Skip Nav

What to Know Before Buying Renters Insurance

Renters Insurance: to Do or Not to Do?

Unforeseen events occur when you are least expecting them, such as when my toilet cracked into two pieces while I was away at work. Water gushed all over my closet and into my downstairs neighbor's unit, and we both ended up with some ruined expensive items. While my landlord paid for the toilet to be replaced and my neighbor's ceiling to be fixed, she urged us to buy renters insurance so that next time an accident occurred, our belongings would be covered. Renters insurance protects you from horrible surprises, from fires to robberies. Consider these basic things before you decide to purchase renters insurance. Read up on renters insurance policies.

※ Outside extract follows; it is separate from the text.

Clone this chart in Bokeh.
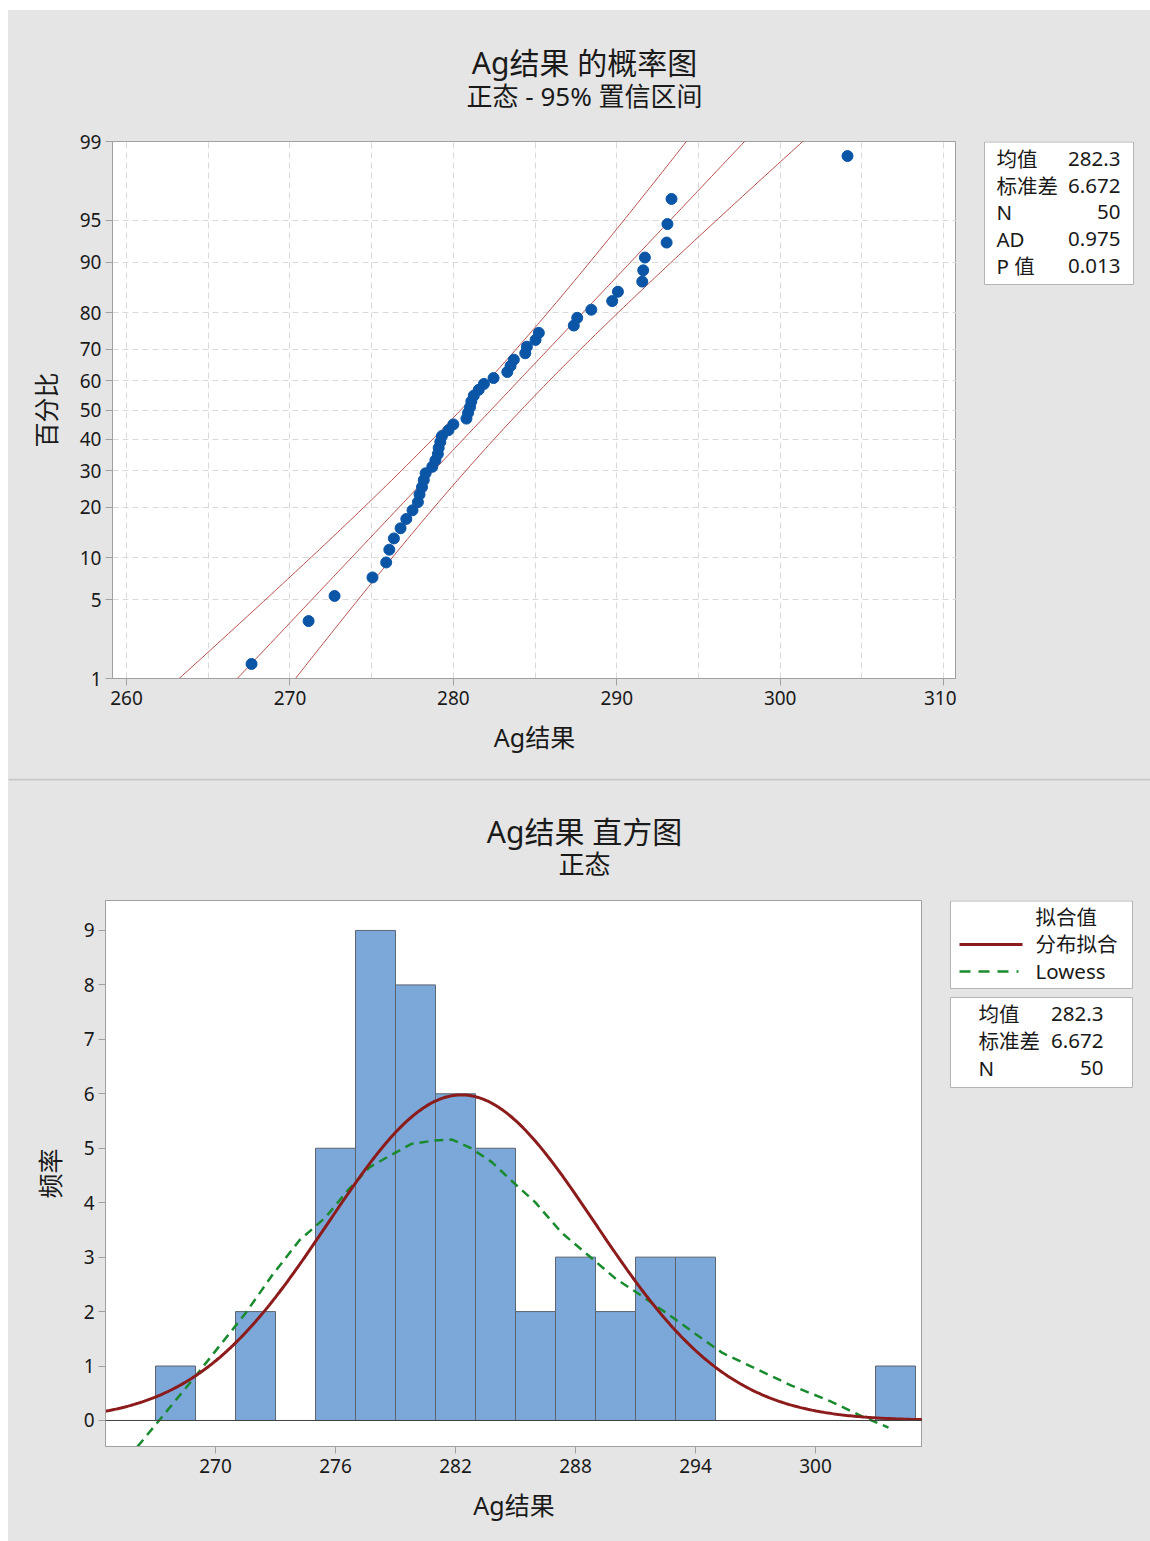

  1. Cost of Coverage: Determine the cost of your possessions to see if it's worth it to cover yourself. Many people overlook how much their stuff actually costs. Be sure to include jewelry, electronics, furniture, appliances, clothing, and bedding. Websites like Renters Insurance will compare prices from different insurance companies based on your location and possession costs. For single women in their 20s, you can expect to pay around $15 to $20 a month.
  2. Deductible: How much are you willing to pay out of pocket before your insurance kicks in? A low deductible for a renter is around $500 to $750.
  3. Fine Print: Be sure to read through your contract carefully. Usually, your coverage will include damage from fire, lightning, wind, hail, and theft. Most of your personal possessions will be covered, but most renters insurance policies exclude cars, animals, art, glassware, crystal, china, and porcelain.
  4. Earthquake and Flooding Protection: These two types of hazards will require additional coverage. If you live in an area that is prone to earthquakes and flooding, it's worth it to dole out the extra dollars to make sure you're protected. Especially if the apartment becomes inhabitable, you might need insurance money for a temporary living situation.